From Brooklyn to Badger Rd: New York “Restorative Justice” Experts Share Best Practices with Dane County

    Judge Alex Calabrese speaks to the Dane County Board of Supervisors as Chair Sharon Corrigan looks on.

    Red Hook is a one-square-mile neighborhood of about 12,000 people, nestled between three waterways in southwest Brooklyn. Judge Alex Calabrese recalls the state of that one square mile in 2000:  “This is a community that had an average of 20 murders, over 500 robberies a year, 300 assaults a year…What kind of a justice system do we have when no judge has been out in this community when they have been under siege for all these years?”

    Calabrese became that judge in 2000, when he took the helm as presiding judge at the new Red Hook Community Justice Center, which aims to overcome those statistics and truly engage the citizens of Red Hook in the judicial process.

    Calabrese and Brett Taylor of the Center for Court Innovation visited Madison on June 2 to provide their insight and expertise on restorative justice in meetings with several law enforcement and criminal justice stakeholders, and to share their experience at a special meeting of the County Board. In 2014, Dane County began the Community Restorative Court to “repair harm, reduce risk, and rebuild community” for disputants aged 17-25 on Madison’s south side.  

    Taylor, a staunch legal advocate and Operations Director for the Tribal Justice Exchange, piloted the Red Hook Peacemaking Program in 2013. Peacemaking allows peacemakers, Red Hook residents with a diverse array of life experiences, and disputants to find the best solution to resolve a conflict. Peacemakers come up with innovative approaches to restorative justice that have lasting impacts on disputants and the Greater Red Hook Community. Taylor remembers, “After our first year, we started getting community referrals through word of mouth…it says a lot that people are starting to recognize that we can resolve [conflicts] in a way that is meaningful to us.”

    Today, 40 peacemakers preside over dozens of cases every year. Judge Calabrese is impressed by the swift and overwhelming success of the initiative. “You have community members who feel that they have been respected by the court to handle these cases,” he says. “[The court system] is saying, ‘not only can you handle this, but you can do a better job than we can, and that is why we hand it over.’ Court and community coming together is a wonderful thing to have.”  Out of 88 cases referred to the Red Hook Peacemaking Program last year, only one has resulted in a re-arrest

    Additionaly, public favorability of the police among Red Hook residents has risen from 14 percent in 1997 to 66 percent in 2009. The public favorability of the general criminal justice system has risen from 12 percent to a staggering 94 percent since RHCJC opened.

    The process empowers peacemakers to be change agents in their communities and minimizes the amount of cases that trudge through the traditional court system and often end with devastating consequences for disputants.
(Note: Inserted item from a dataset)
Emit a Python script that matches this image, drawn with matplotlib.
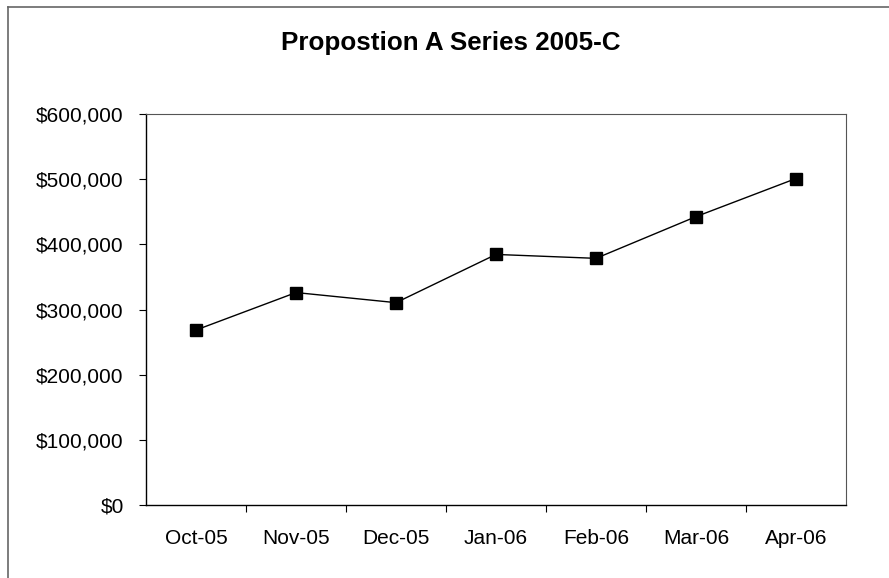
import matplotlib.pyplot as plt
import numpy as np
from matplotlib.ticker import FuncFormatter, FixedLocator

plt.rcParams["font.family"] = ["Liberation Sans", "DejaVu Sans"]

months = ["Oct-05", "Nov-05", "Dec-05", "Jan-06", "Feb-06", "Mar-06", "Apr-06"]
amounts = [268500, 326000, 310500, 384500, 378500, 442500, 501000]

fig = plt.figure(figsize=(8.89, 5.78), dpi=100)
ax = fig.add_axes([146 / 889, 1 - 505 / 578, 700 / 889, 391 / 578])

x = np.arange(len(months))
ax.plot(x, amounts, color="black", linewidth=1.0, marker="s",
        markersize=9, markerfacecolor="black", markeredgecolor="black")

ax.set_xlim(-0.5, len(months) - 0.5)
ax.set_ylim(0, 600000)
ax.set_yticks(np.arange(0, 600001, 100000))
ax.yaxis.set_major_formatter(FuncFormatter(lambda v, p: f"${v:,.0f}"))

ax.set_xticks(x)
ax.set_xticklabels(months)
ax.xaxis.set_minor_locator(FixedLocator(np.arange(0.5, len(months) - 1, 1)))
ax.tick_params(axis="x", which="major", length=0, pad=17, labelsize=15)
ax.tick_params(axis="x", which="minor", length=5, direction="out", width=0.8)
ax.tick_params(axis="y", length=5, direction="out", pad=11, labelsize=15, width=0.8)

for side in ["left", "bottom"]:
    ax.spines[side].set_color("black")
    ax.spines[side].set_linewidth(1.0)
for side in ["top", "right"]:
    ax.spines[side].set_color("#555555")
    ax.spines[side].set_linewidth(0.8)

fig.text(451 / 889, 1 - 43 / 578, "Propostion A Series 2005-C",
         ha="center", va="center", fontsize=18.7, fontweight="bold")

# outer chart border (only top and left edges visible in the scan)
fig.add_artist(plt.Line2D([8 / 889, 8 / 889], [0, 1 - 6.5 / 578],
                          transform=fig.transFigure, color="#666666", linewidth=1.2))
fig.add_artist(plt.Line2D([8 / 889, 1], [1 - 6.5 / 578, 1 - 6.5 / 578],
                          transform=fig.transFigure, color="#666666", linewidth=1.2))

fig.savefig("out.png", dpi=100)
Taylor explains: “In the [traditional] adversarial system, you can be totally passive in the process. All you have to do is show up to your court date. You don’t have to say a word…In peacemaking, there is no way you can be passive. You have to take part in the resolution of your case.”

    The Dane County Community Restorative Court had 40 peacemakers in its inaugural class. It was developed to respond to the alarming results of the “Race to Equity” Report, which found that 469 of every 1,000 Black youths were arrested in Dane County, compared to 77 of every 1,000 White youth. To truly recognize and understand the intangible community impact of the court, Taylor advises county officials to trust the process. “There are some things you just can’t measure, but you know as a community it’s working,” he says. “[Be aware of] how you are defining success.”